Understanding regex empowers you to perform powerful pattern-based replacements beyond exact matches.
Data Cleaning
Replace() is a fundamental tool in the broader process of cleaning and preparing data.
Mastering replace() accelerates the data cleaning workflow, enabling faster and more reliable analysis.
Text Editing
Replace() mimics the find-and-replace feature in text editors but applies it programmatically to data.
Recognizing this connection helps beginners relate programming tasks to familiar manual editing.
Common Pitfalls
#1Expecting replace() to change the original DataFrame without assignment.

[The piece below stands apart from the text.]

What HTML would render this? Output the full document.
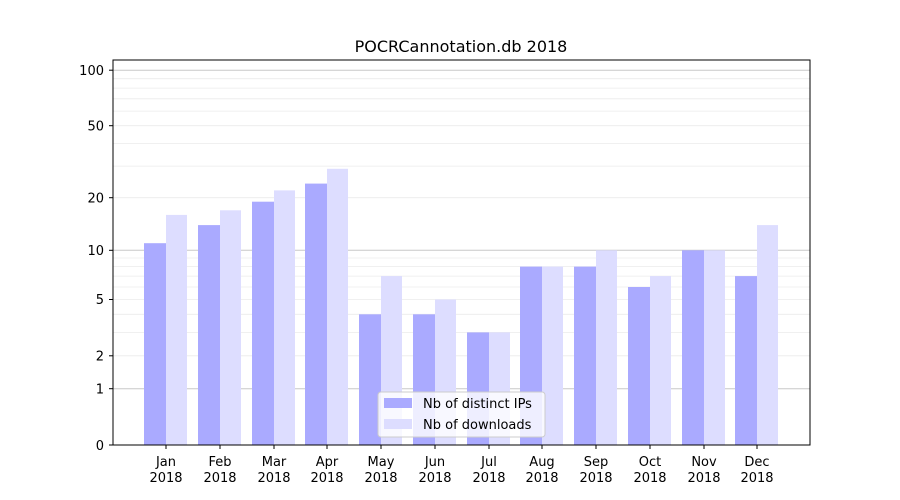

Wrong approach:df.replace({'old': 'new'}) print(df) # Still shows old values
Correct approach:df = df.replace({'old': 'new'}) print(df) # Shows new values
Root cause:Misunderstanding that replace() returns a new object and does not modify in place.
#2Using replace() without regex when needing partial string matches.
Wrong approach:df['col'].replace('part', 'new') # No change if 'part' is substring
Correct approach:df['col'].replace(to_replace='part', value='new', regex=True)
Root cause:Not realizing replace() matches whole values unless regex=True is set.
#3Passing lists as replacement values directly.
Wrong approach:df.replace({'old': ['new1', 'new2']}) # Causes error or unexpected behavior
Correct approach:Use multiple replace calls or map with custom functions for complex replacements.
Root cause:Assuming replace() can map one value to multiple values in one call.
Key Takeaways
Replace() is a simple yet powerful method to swap values in strings and pandas data structures.
It returns a new object with substitutions, so always assign the result to keep changes.
You can replace multiple values at once using dictionaries and use regex for pattern matching.
Limiting replacements to specific columns avoids unintended data changes.
Understanding replace() deeply helps you clean data efficiently and avoid common bugs.